Give the listing again character for character, but drop the images.

+---+

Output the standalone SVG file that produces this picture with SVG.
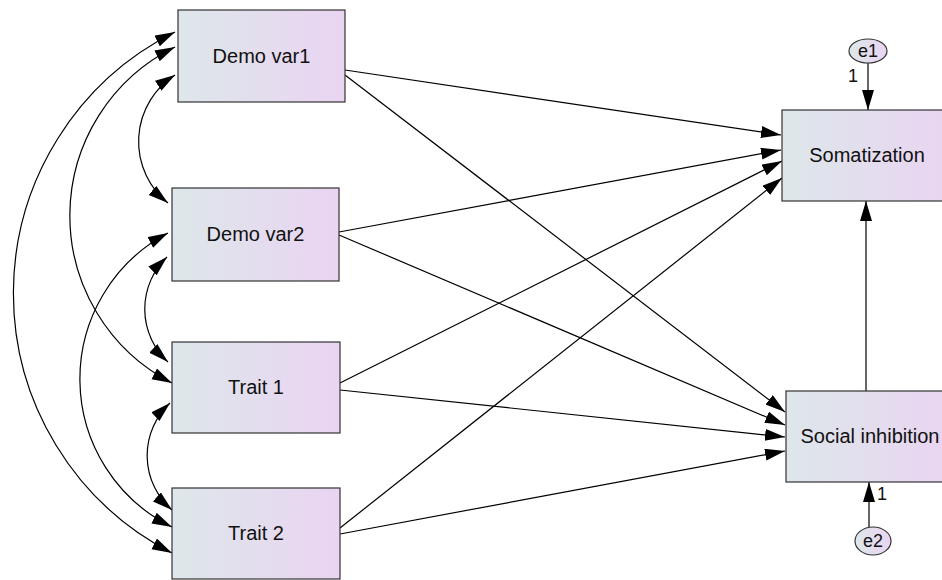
<svg xmlns="http://www.w3.org/2000/svg" width="942" height="580" viewBox="0 0 942 580">
<style>
.box{stroke:#333;stroke-width:1.2;fill:url(#g)}
.ell{stroke:#333;stroke-width:1.2;fill:url(#g)}
.t{font-family:"Liberation Sans",Arial,sans-serif;font-size:20px;fill:#111;text-anchor:middle}
.s{font-family:"Liberation Sans",Arial,sans-serif;font-size:18px;fill:#111;text-anchor:middle}
.c{fill:none;stroke:#000;stroke-width:1.2;marker-end:url(#a)}
.d{fill:none;stroke:#000;stroke-width:1.2;marker-end:url(#a);marker-start:url(#a)}
</style>
<defs>
<linearGradient id="g" x1="0" y1="0" x2="1" y2="0">
<stop offset="0" stop-color="#dde7ea"/>
<stop offset="1" stop-color="#ead4f2"/>
</linearGradient>
<marker id="a" markerUnits="userSpaceOnUse" markerWidth="22" markerHeight="14" refX="20" refY="6" orient="auto-start-reverse">
<path d="M0,0 L20,6 L0,12 z" fill="#000"/>
</marker>
</defs>
<g id="connectors">
<line class="c" x1="345" y1="70" x2="781" y2="135"/>
<line class="c" x1="339" y1="232" x2="781" y2="150"/>
<line class="c" x1="340" y1="383" x2="782" y2="161"/>
<line class="c" x1="340" y1="528" x2="782" y2="178"/>
<line class="c" x1="345" y1="75" x2="785" y2="412"/>
<line class="c" x1="339" y1="235" x2="785" y2="425"/>
<line class="c" x1="340" y1="390" x2="785" y2="437"/>
<line class="c" x1="340" y1="534" x2="785" y2="451"/>
<line class="c" x1="866" y1="391" x2="866" y2="201"/>
<line class="c" x1="868" y1="63" x2="868" y2="110"/>
<line class="c" x1="869" y1="527" x2="869" y2="482"/>
<path class="d" d="M175,75 A79,79 0 0 0 168,203"/>
<path class="d" d="M175,47 A188,188 0 0 0 172,383"/>
<path class="d" d="M175,32 A292,292 0 0 0 172,553"/>
<path class="d" d="M167,257 A72,72 0 0 0 168,362"/>
<path class="d" d="M168,233 A165,165 0 0 0 172,527"/>
<path class="d" d="M170,403 A72,72 0 0 0 172,510"/>
</g>
<g id="demo_var1"><rect class="box" x="178" y="10" width="167" height="92"/><text class="t" x="261.5" y="63">Demo var1</text></g>
<g id="demo_var2"><rect class="box" x="172" y="188" width="167" height="93"/><text class="t" x="255.5" y="241">Demo var2</text></g>
<g id="trait1"><rect class="box" x="172" y="342" width="168" height="91"/><text class="t" x="256" y="394">Trait 1</text></g>
<g id="trait2"><rect class="box" x="172" y="488" width="168" height="91"/><text class="t" x="256" y="540">Trait 2</text></g>
<g id="somatization"><rect class="box" x="782" y="110" width="170" height="91"/><text class="t" x="867" y="162">Somatization</text></g>
<g id="social_inhibition"><rect class="box" x="786" y="391" width="168" height="91"/><text class="t" x="870" y="443">Social inhibition</text></g>
<g id="e1"><ellipse class="ell" cx="868" cy="51" rx="19" ry="12"/><text class="s" x="868" y="57">e1</text></g>
<g id="e2"><ellipse class="ell" cx="873" cy="541" rx="18" ry="14"/><text class="s" x="873" y="547">e2</text></g>
<text class="s" x="853" y="82">1</text>
<text class="s" x="882" y="500">1</text>
</svg>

+---+

▶ _Worked answer_:
Output the standalone SVG file that produces this picture with SVG.
<svg xmlns="http://www.w3.org/2000/svg" width="942" height="580" viewBox="0 0 942 580">
<style>
.box{stroke:#333;stroke-width:1.2;fill:url(#g)}
.ell{stroke:#333;stroke-width:1.2;fill:url(#g)}
.t{font-family:"Liberation Sans",Arial,sans-serif;font-size:20px;fill:#111;text-anchor:middle}
.s{font-family:"Liberation Sans",Arial,sans-serif;font-size:18px;fill:#111;text-anchor:middle}
.c{fill:none;stroke:#000;stroke-width:1.2;marker-end:url(#a)}
.d{fill:none;stroke:#000;stroke-width:1.2;marker-end:url(#a);marker-start:url(#a)}
</style>
<defs>
<linearGradient id="g" x1="0" y1="0" x2="1" y2="0">
<stop offset="0" stop-color="#dde7ea"/>
<stop offset="1" stop-color="#ead4f2"/>
</linearGradient>
<marker id="a" markerUnits="userSpaceOnUse" markerWidth="22" markerHeight="14" refX="20" refY="6" orient="auto-start-reverse">
<path d="M0,0 L20,6 L0,12 z" fill="#000"/>
</marker>
</defs>
<g id="connectors">
<line class="c" x1="345" y1="70" x2="781" y2="135"/>
<line class="c" x1="339" y1="232" x2="781" y2="150"/>
<line class="c" x1="340" y1="383" x2="782" y2="161"/>
<line class="c" x1="340" y1="528" x2="782" y2="178"/>
<line class="c" x1="345" y1="75" x2="785" y2="412"/>
<line class="c" x1="339" y1="235" x2="785" y2="425"/>
<line class="c" x1="340" y1="390" x2="785" y2="437"/>
<line class="c" x1="340" y1="534" x2="785" y2="451"/>
<line class="c" x1="866" y1="391" x2="866" y2="201"/>
<line class="c" x1="868" y1="63" x2="868" y2="110"/>
<line class="c" x1="869" y1="527" x2="869" y2="482"/>
<path class="d" d="M175,75 A79,79 0 0 0 168,203"/>
<path class="d" d="M175,47 A188,188 0 0 0 172,383"/>
<path class="d" d="M175,32 A292,292 0 0 0 172,553"/>
<path class="d" d="M167,257 A72,72 0 0 0 168,362"/>
<path class="d" d="M168,233 A165,165 0 0 0 172,527"/>
<path class="d" d="M170,403 A72,72 0 0 0 172,510"/>
</g>
<g id="demo_var1"><rect class="box" x="178" y="10" width="167" height="92"/><text class="t" x="261.5" y="63">Demo var1</text></g>
<g id="demo_var2"><rect class="box" x="172" y="188" width="167" height="93"/><text class="t" x="255.5" y="241">Demo var2</text></g>
<g id="trait1"><rect class="box" x="172" y="342" width="168" height="91"/><text class="t" x="256" y="394">Trait 1</text></g>
<g id="trait2"><rect class="box" x="172" y="488" width="168" height="91"/><text class="t" x="256" y="540">Trait 2</text></g>
<g id="somatization"><rect class="box" x="782" y="110" width="170" height="91"/><text class="t" x="867" y="162">Somatization</text></g>
<g id="social_inhibition"><rect class="box" x="786" y="391" width="168" height="91"/><text class="t" x="870" y="443">Social inhibition</text></g>
<g id="e1"><ellipse class="ell" cx="868" cy="51" rx="19" ry="12"/><text class="s" x="868" y="57">e1</text></g>
<g id="e2"><ellipse class="ell" cx="873" cy="541" rx="18" ry="14"/><text class="s" x="873" y="547">e2</text></g>
<text class="s" x="853" y="82">1</text>
<text class="s" x="882" y="500">1</text>
</svg>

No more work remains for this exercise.